Mischa Kuball: Platon’s Mirror (Opening)

Sat, February 12, 2011 6:00 pm CET

Düsseldorf-based media artist Mischa Kuball is among the few artists who has consistently understood light’s (socio-)political dimensions and used the media accordingly in numerous works and installations. In his new exhibition project platon's mirror, two additional aspects are included: a perception-aesthetics component, as well as the possibility of a novel type of image generation through computer tomography. This gives rise to highly topical issues within art, and for it. Within the project, light politics and media politics are re-negotiated.

The idea for platon's mirror is based on one of the most influential stories within European literature: Plato’s cave allegory. In it, the philosopher draws a distinction between two forms of reality: the reality of the visible world and the (true) reality of ideas. For an artist such as Kuball, who is in a class of his own in his confrontation with the phenomenon of light in his work, the cave allegory necessarily became an artistic challenge.

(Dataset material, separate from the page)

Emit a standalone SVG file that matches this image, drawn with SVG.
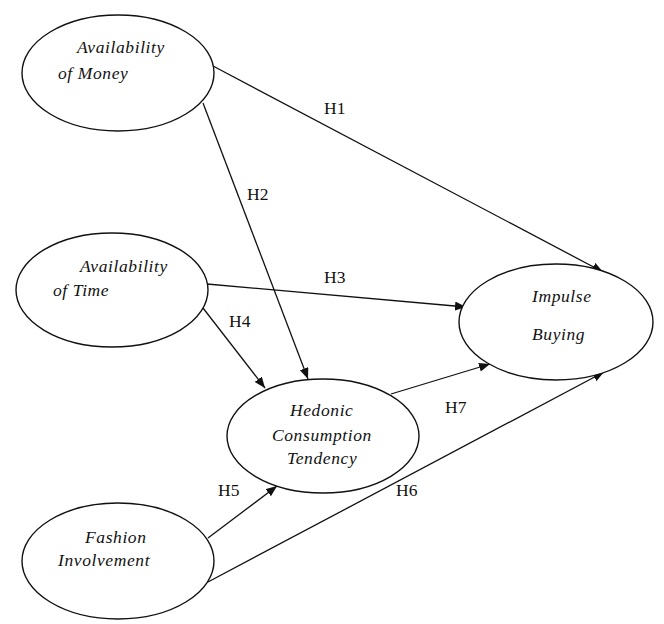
<svg xmlns="http://www.w3.org/2000/svg" width="664" height="624" viewBox="0 0 664 624">
<style>
.node ellipse{fill:#fff;stroke:#111;stroke-width:1.4}
.node text{font-family:'Liberation Serif','Times New Roman',serif;font-style:italic;font-size:17.5px;fill:#111;letter-spacing:0.6px}
.edge line{stroke:#111;stroke-width:1.3;fill:none}
.lbl{font-family:'Liberation Serif','Times New Roman',serif;font-size:17.5px;fill:#111}
</style>
<defs>
<marker id="ah" markerUnits="userSpaceOnUse" markerWidth="12" markerHeight="10" refX="11" refY="4.5" orient="auto">
<path d="M0,0 L11,4.5 L0,9 Z" fill="#111"/>
</marker>
</defs>
<rect width="664" height="624" fill="#fff"/>
<g id="connectors" class="edge">
<line x1="213" y1="66" x2="603" y2="272" marker-end="url(#ah)"/>
<line x1="203" y1="103" x2="308" y2="379" marker-end="url(#ah)"/>
<line x1="207" y1="284" x2="466" y2="307" marker-end="url(#ah)"/>
<line x1="203" y1="308" x2="265" y2="388" marker-end="url(#ah)"/>
<line x1="391" y1="394" x2="490" y2="364" marker-end="url(#ah)"/>
<line x1="208" y1="538" x2="277" y2="486" marker-end="url(#ah)"/>
<line x1="208" y1="582" x2="604" y2="372" marker-end="url(#ah)"/>
</g>
<g id="labels">
<text class="lbl" x="324" y="114">H1</text>
<text class="lbl" x="247" y="200">H2</text>
<text class="lbl" x="324" y="283">H3</text>
<text class="lbl" x="229" y="327">H4</text>
<text class="lbl" x="218" y="496">H5</text>
<text class="lbl" x="396" y="496">H6</text>
<text class="lbl" x="445" y="413">H7</text>
</g>
<g id="money" class="node">
<ellipse cx="118" cy="73" rx="96" ry="58"/>
<text x="77" y="53">Availability</text>
<text x="58" y="79">of Money</text>
</g>
<g id="time" class="node">
<ellipse cx="112" cy="290" rx="96" ry="57"/>
<text x="80" y="272">Availability</text>
<text x="53" y="296">of Time</text>
</g>
<g id="impulse" class="node">
<ellipse cx="556" cy="322" rx="97" ry="58"/>
<text x="532" y="302">Impulse</text>
<text x="532" y="340">Buying</text>
</g>
<g id="hedonic" class="node">
<ellipse cx="323" cy="436" rx="96" ry="57"/>
<text x="290" y="416">Hedonic</text>
<text x="272" y="441">Consumption</text>
<text x="287" y="464">Tendency</text>
</g>
<g id="fashion" class="node">
<ellipse cx="118" cy="561" rx="96" ry="58"/>
<text x="85" y="543">Fashion</text>
<text x="58" y="566">Involvement</text>
</g>
</svg>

In simple and highly effective installations using projectors, silver foil, photographs and videos, Kuball creates spaces that can be considered analogous to the situation in Plato's story about the cave. On the other hand, in his photographs and videos Kuball translates the complex relationships among light source, reflection, silhouettes, and representation into seemingly endless stages of mediation, within which reality is continually newly constituted as the reality of its reflection.

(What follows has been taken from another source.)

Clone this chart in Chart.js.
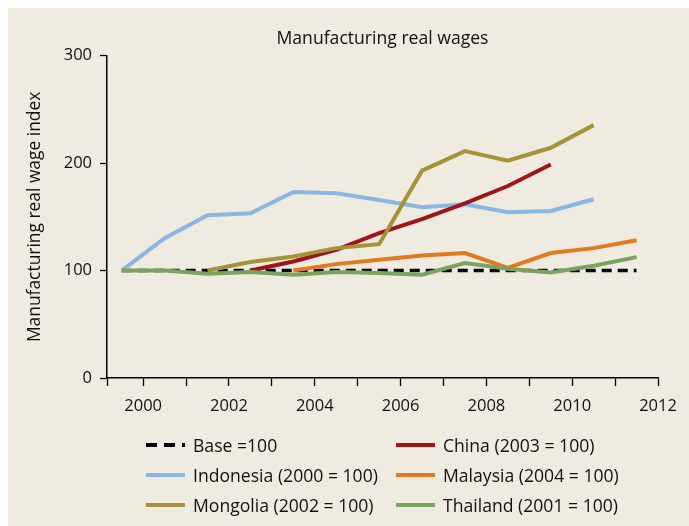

Kuball's engagement with the cave allegory occurs in an era in which the problem of reality is viewed almost exclusively in sociological and political terms rather than philosophical ones. The talk of the "performativity" of everything real seems to render obsolete any question of what is truly real within reality. Kuball's recourse to Plato is tied to the question of whether all reality can so simply be interpreted as a social construct, and whether human reason is still useful when it comes to comprehending a distinction between reality and apparition. In this sense, platon’s mirror can be seen as not only an attempt to problematize the timeliness of Plato, but moreover, to again question the classical linking of the metaphor of light and the idea of Enlightenment thought.

Supplementing the project, ca. forty black-and-white computer tomography images will be on display in the exhibition. The pictures are images of photographic equipment, which amounts to the computer tomographic penetration of cameras and video cameras. The redundancy of the medial process likewise brings up questions related to reality and its reproduction.